### Dataset excerpt
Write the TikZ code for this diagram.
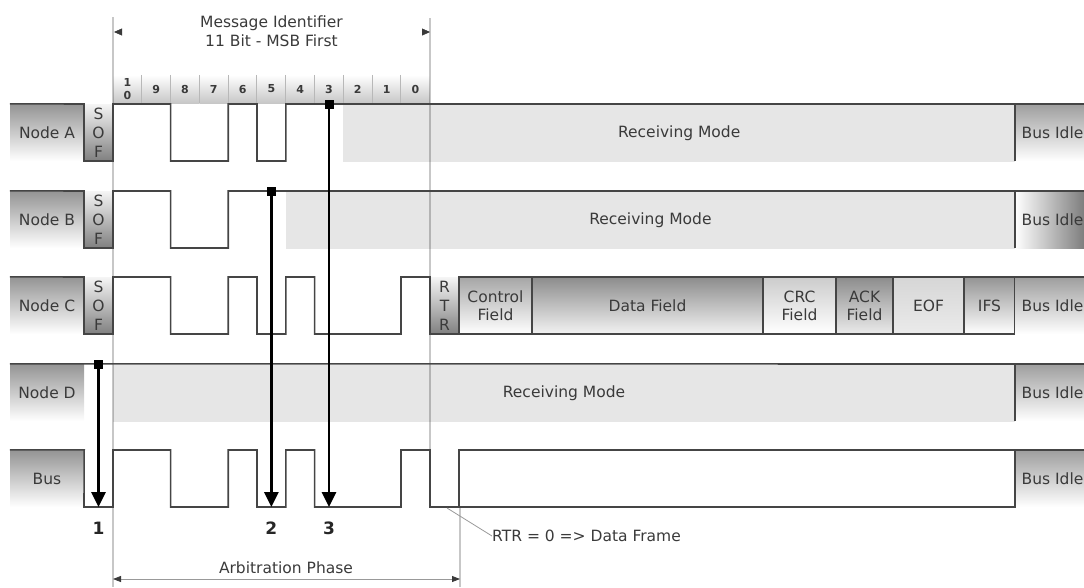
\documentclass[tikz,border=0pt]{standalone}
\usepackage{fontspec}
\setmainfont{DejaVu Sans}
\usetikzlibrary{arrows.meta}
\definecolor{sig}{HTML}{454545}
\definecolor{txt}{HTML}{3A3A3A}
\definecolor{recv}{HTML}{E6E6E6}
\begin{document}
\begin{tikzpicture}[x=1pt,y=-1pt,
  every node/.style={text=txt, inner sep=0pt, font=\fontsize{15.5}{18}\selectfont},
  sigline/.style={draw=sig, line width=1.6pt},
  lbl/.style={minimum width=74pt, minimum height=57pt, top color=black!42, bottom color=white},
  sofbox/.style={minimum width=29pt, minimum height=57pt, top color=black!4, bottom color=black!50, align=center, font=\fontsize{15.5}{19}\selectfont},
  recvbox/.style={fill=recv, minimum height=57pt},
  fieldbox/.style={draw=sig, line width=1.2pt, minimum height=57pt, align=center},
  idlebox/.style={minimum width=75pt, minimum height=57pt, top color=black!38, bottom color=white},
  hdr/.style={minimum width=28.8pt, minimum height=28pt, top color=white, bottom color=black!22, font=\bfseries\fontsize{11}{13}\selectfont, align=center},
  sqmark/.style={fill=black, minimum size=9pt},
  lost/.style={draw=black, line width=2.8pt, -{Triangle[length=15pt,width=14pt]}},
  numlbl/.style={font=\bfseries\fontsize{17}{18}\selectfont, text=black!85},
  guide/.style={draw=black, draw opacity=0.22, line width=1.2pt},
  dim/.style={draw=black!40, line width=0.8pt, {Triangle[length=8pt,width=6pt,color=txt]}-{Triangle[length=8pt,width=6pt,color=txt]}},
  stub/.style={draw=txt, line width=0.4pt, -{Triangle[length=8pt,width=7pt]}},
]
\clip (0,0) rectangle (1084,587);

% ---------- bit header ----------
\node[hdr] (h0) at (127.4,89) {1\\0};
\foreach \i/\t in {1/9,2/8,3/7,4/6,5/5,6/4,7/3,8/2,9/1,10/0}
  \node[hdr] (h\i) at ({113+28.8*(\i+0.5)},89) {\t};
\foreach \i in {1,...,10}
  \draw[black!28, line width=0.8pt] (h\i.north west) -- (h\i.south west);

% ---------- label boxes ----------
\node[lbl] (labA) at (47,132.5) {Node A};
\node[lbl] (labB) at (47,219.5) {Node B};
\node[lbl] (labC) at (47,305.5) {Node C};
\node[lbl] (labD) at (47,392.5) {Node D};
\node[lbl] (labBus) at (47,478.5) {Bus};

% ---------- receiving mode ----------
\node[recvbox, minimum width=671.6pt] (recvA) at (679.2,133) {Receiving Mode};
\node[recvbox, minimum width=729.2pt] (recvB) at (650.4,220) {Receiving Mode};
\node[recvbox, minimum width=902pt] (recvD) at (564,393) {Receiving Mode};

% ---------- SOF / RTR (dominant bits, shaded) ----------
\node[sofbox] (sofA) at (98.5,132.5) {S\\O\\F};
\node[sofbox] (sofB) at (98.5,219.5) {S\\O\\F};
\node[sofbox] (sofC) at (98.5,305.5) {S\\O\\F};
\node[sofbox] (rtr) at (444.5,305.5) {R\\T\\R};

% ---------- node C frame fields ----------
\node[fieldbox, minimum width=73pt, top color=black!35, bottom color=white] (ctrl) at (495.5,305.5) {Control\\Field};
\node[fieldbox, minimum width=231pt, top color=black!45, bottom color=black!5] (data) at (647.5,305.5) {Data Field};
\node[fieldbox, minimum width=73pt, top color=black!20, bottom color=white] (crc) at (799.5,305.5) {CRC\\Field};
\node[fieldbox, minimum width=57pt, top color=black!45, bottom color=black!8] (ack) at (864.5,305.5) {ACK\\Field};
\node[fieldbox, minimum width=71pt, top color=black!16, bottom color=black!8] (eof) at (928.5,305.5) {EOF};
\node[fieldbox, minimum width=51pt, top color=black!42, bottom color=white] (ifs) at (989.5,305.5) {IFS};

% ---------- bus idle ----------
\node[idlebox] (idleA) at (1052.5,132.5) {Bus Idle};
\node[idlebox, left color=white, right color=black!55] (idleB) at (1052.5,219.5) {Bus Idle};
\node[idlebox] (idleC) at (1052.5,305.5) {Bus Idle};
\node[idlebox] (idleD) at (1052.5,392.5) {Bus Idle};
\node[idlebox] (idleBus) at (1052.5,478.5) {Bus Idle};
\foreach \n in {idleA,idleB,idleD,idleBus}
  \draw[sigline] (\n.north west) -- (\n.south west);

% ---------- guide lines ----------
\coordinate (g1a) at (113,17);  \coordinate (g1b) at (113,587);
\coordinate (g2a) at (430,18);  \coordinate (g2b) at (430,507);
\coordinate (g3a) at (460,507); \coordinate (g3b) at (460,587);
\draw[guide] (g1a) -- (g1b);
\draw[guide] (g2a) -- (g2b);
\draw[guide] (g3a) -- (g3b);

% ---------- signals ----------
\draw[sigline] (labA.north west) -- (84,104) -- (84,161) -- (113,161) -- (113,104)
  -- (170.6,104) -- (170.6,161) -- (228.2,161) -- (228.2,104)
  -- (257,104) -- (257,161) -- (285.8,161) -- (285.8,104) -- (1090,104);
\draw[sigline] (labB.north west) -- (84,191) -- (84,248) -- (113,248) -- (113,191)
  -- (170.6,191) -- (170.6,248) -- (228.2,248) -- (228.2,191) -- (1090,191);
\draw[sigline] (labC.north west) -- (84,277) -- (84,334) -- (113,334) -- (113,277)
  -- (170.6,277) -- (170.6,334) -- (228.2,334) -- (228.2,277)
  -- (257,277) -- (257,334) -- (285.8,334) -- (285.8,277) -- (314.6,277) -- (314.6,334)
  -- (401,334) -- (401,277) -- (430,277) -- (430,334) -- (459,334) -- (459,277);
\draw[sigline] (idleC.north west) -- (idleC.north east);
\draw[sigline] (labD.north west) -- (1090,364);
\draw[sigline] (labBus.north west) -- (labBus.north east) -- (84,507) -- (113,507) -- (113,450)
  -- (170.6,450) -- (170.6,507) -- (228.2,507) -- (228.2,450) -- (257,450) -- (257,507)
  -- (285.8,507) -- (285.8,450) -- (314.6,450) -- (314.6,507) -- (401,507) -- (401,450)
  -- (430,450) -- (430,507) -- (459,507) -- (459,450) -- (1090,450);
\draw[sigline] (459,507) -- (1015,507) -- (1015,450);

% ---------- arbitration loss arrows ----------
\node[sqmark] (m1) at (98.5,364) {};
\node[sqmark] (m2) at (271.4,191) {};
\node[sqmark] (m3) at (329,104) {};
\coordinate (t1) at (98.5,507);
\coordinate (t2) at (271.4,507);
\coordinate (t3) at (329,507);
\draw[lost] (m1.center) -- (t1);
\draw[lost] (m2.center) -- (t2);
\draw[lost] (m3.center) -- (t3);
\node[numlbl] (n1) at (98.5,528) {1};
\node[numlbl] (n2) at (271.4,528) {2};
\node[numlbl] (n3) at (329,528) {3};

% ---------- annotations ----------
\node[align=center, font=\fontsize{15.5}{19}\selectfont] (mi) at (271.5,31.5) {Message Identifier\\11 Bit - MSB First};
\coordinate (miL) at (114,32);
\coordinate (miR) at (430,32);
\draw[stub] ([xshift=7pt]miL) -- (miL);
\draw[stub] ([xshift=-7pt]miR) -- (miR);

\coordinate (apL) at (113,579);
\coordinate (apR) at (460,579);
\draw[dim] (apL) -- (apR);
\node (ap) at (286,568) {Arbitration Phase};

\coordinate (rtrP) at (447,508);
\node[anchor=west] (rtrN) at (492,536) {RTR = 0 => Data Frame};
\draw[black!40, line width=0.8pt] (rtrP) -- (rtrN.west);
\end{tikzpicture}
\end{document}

### Job
Set the data above down again exactly as given, with no pictures.

### Full answer
Write the TikZ code for this diagram.
\documentclass[tikz,border=0pt]{standalone}
\usepackage{fontspec}
\setmainfont{DejaVu Sans}
\usetikzlibrary{arrows.meta}
\definecolor{sig}{HTML}{454545}
\definecolor{txt}{HTML}{3A3A3A}
\definecolor{recv}{HTML}{E6E6E6}
\begin{document}
\begin{tikzpicture}[x=1pt,y=-1pt,
  every node/.style={text=txt, inner sep=0pt, font=\fontsize{15.5}{18}\selectfont},
  sigline/.style={draw=sig, line width=1.6pt},
  lbl/.style={minimum width=74pt, minimum height=57pt, top color=black!42, bottom color=white},
  sofbox/.style={minimum width=29pt, minimum height=57pt, top color=black!4, bottom color=black!50, align=center, font=\fontsize{15.5}{19}\selectfont},
  recvbox/.style={fill=recv, minimum height=57pt},
  fieldbox/.style={draw=sig, line width=1.2pt, minimum height=57pt, align=center},
  idlebox/.style={minimum width=75pt, minimum height=57pt, top color=black!38, bottom color=white},
  hdr/.style={minimum width=28.8pt, minimum height=28pt, top color=white, bottom color=black!22, font=\bfseries\fontsize{11}{13}\selectfont, align=center},
  sqmark/.style={fill=black, minimum size=9pt},
  lost/.style={draw=black, line width=2.8pt, -{Triangle[length=15pt,width=14pt]}},
  numlbl/.style={font=\bfseries\fontsize{17}{18}\selectfont, text=black!85},
  guide/.style={draw=black, draw opacity=0.22, line width=1.2pt},
  dim/.style={draw=black!40, line width=0.8pt, {Triangle[length=8pt,width=6pt,color=txt]}-{Triangle[length=8pt,width=6pt,color=txt]}},
  stub/.style={draw=txt, line width=0.4pt, -{Triangle[length=8pt,width=7pt]}},
]
\clip (0,0) rectangle (1084,587);

% ---------- bit header ----------
\node[hdr] (h0) at (127.4,89) {1\\0};
\foreach \i/\t in {1/9,2/8,3/7,4/6,5/5,6/4,7/3,8/2,9/1,10/0}
  \node[hdr] (h\i) at ({113+28.8*(\i+0.5)},89) {\t};
\foreach \i in {1,...,10}
  \draw[black!28, line width=0.8pt] (h\i.north west) -- (h\i.south west);

% ---------- label boxes ----------
\node[lbl] (labA) at (47,132.5) {Node A};
\node[lbl] (labB) at (47,219.5) {Node B};
\node[lbl] (labC) at (47,305.5) {Node C};
\node[lbl] (labD) at (47,392.5) {Node D};
\node[lbl] (labBus) at (47,478.5) {Bus};

% ---------- receiving mode ----------
\node[recvbox, minimum width=671.6pt] (recvA) at (679.2,133) {Receiving Mode};
\node[recvbox, minimum width=729.2pt] (recvB) at (650.4,220) {Receiving Mode};
\node[recvbox, minimum width=902pt] (recvD) at (564,393) {Receiving Mode};

% ---------- SOF / RTR (dominant bits, shaded) ----------
\node[sofbox] (sofA) at (98.5,132.5) {S\\O\\F};
\node[sofbox] (sofB) at (98.5,219.5) {S\\O\\F};
\node[sofbox] (sofC) at (98.5,305.5) {S\\O\\F};
\node[sofbox] (rtr) at (444.5,305.5) {R\\T\\R};

% ---------- node C frame fields ----------
\node[fieldbox, minimum width=73pt, top color=black!35, bottom color=white] (ctrl) at (495.5,305.5) {Control\\Field};
\node[fieldbox, minimum width=231pt, top color=black!45, bottom color=black!5] (data) at (647.5,305.5) {Data Field};
\node[fieldbox, minimum width=73pt, top color=black!20, bottom color=white] (crc) at (799.5,305.5) {CRC\\Field};
\node[fieldbox, minimum width=57pt, top color=black!45, bottom color=black!8] (ack) at (864.5,305.5) {ACK\\Field};
\node[fieldbox, minimum width=71pt, top color=black!16, bottom color=black!8] (eof) at (928.5,305.5) {EOF};
\node[fieldbox, minimum width=51pt, top color=black!42, bottom color=white] (ifs) at (989.5,305.5) {IFS};

% ---------- bus idle ----------
\node[idlebox] (idleA) at (1052.5,132.5) {Bus Idle};
\node[idlebox, left color=white, right color=black!55] (idleB) at (1052.5,219.5) {Bus Idle};
\node[idlebox] (idleC) at (1052.5,305.5) {Bus Idle};
\node[idlebox] (idleD) at (1052.5,392.5) {Bus Idle};
\node[idlebox] (idleBus) at (1052.5,478.5) {Bus Idle};
\foreach \n in {idleA,idleB,idleD,idleBus}
  \draw[sigline] (\n.north west) -- (\n.south west);

% ---------- guide lines ----------
\coordinate (g1a) at (113,17);  \coordinate (g1b) at (113,587);
\coordinate (g2a) at (430,18);  \coordinate (g2b) at (430,507);
\coordinate (g3a) at (460,507); \coordinate (g3b) at (460,587);
\draw[guide] (g1a) -- (g1b);
\draw[guide] (g2a) -- (g2b);
\draw[guide] (g3a) -- (g3b);

% ---------- signals ----------
\draw[sigline] (labA.north west) -- (84,104) -- (84,161) -- (113,161) -- (113,104)
  -- (170.6,104) -- (170.6,161) -- (228.2,161) -- (228.2,104)
  -- (257,104) -- (257,161) -- (285.8,161) -- (285.8,104) -- (1090,104);
\draw[sigline] (labB.north west) -- (84,191) -- (84,248) -- (113,248) -- (113,191)
  -- (170.6,191) -- (170.6,248) -- (228.2,248) -- (228.2,191) -- (1090,191);
\draw[sigline] (labC.north west) -- (84,277) -- (84,334) -- (113,334) -- (113,277)
  -- (170.6,277) -- (170.6,334) -- (228.2,334) -- (228.2,277)
  -- (257,277) -- (257,334) -- (285.8,334) -- (285.8,277) -- (314.6,277) -- (314.6,334)
  -- (401,334) -- (401,277) -- (430,277) -- (430,334) -- (459,334) -- (459,277);
\draw[sigline] (idleC.north west) -- (idleC.north east);
\draw[sigline] (labD.north west) -- (1090,364);
\draw[sigline] (labBus.north west) -- (labBus.north east) -- (84,507) -- (113,507) -- (113,450)
  -- (170.6,450) -- (170.6,507) -- (228.2,507) -- (228.2,450) -- (257,450) -- (257,507)
  -- (285.8,507) -- (285.8,450) -- (314.6,450) -- (314.6,507) -- (401,507) -- (401,450)
  -- (430,450) -- (430,507) -- (459,507) -- (459,450) -- (1090,450);
\draw[sigline] (459,507) -- (1015,507) -- (1015,450);

% ---------- arbitration loss arrows ----------
\node[sqmark] (m1) at (98.5,364) {};
\node[sqmark] (m2) at (271.4,191) {};
\node[sqmark] (m3) at (329,104) {};
\coordinate (t1) at (98.5,507);
\coordinate (t2) at (271.4,507);
\coordinate (t3) at (329,507);
\draw[lost] (m1.center) -- (t1);
\draw[lost] (m2.center) -- (t2);
\draw[lost] (m3.center) -- (t3);
\node[numlbl] (n1) at (98.5,528) {1};
\node[numlbl] (n2) at (271.4,528) {2};
\node[numlbl] (n3) at (329,528) {3};

% ---------- annotations ----------
\node[align=center, font=\fontsize{15.5}{19}\selectfont] (mi) at (271.5,31.5) {Message Identifier\\11 Bit - MSB First};
\coordinate (miL) at (114,32);
\coordinate (miR) at (430,32);
\draw[stub] ([xshift=7pt]miL) -- (miL);
\draw[stub] ([xshift=-7pt]miR) -- (miR);

\coordinate (apL) at (113,579);
\coordinate (apR) at (460,579);
\draw[dim] (apL) -- (apR);
\node (ap) at (286,568) {Arbitration Phase};

\coordinate (rtrP) at (447,508);
\node[anchor=west] (rtrN) at (492,536) {RTR = 0 => Data Frame};
\draw[black!40, line width=0.8pt] (rtrP) -- (rtrN.west);
\end{tikzpicture}
\end{document}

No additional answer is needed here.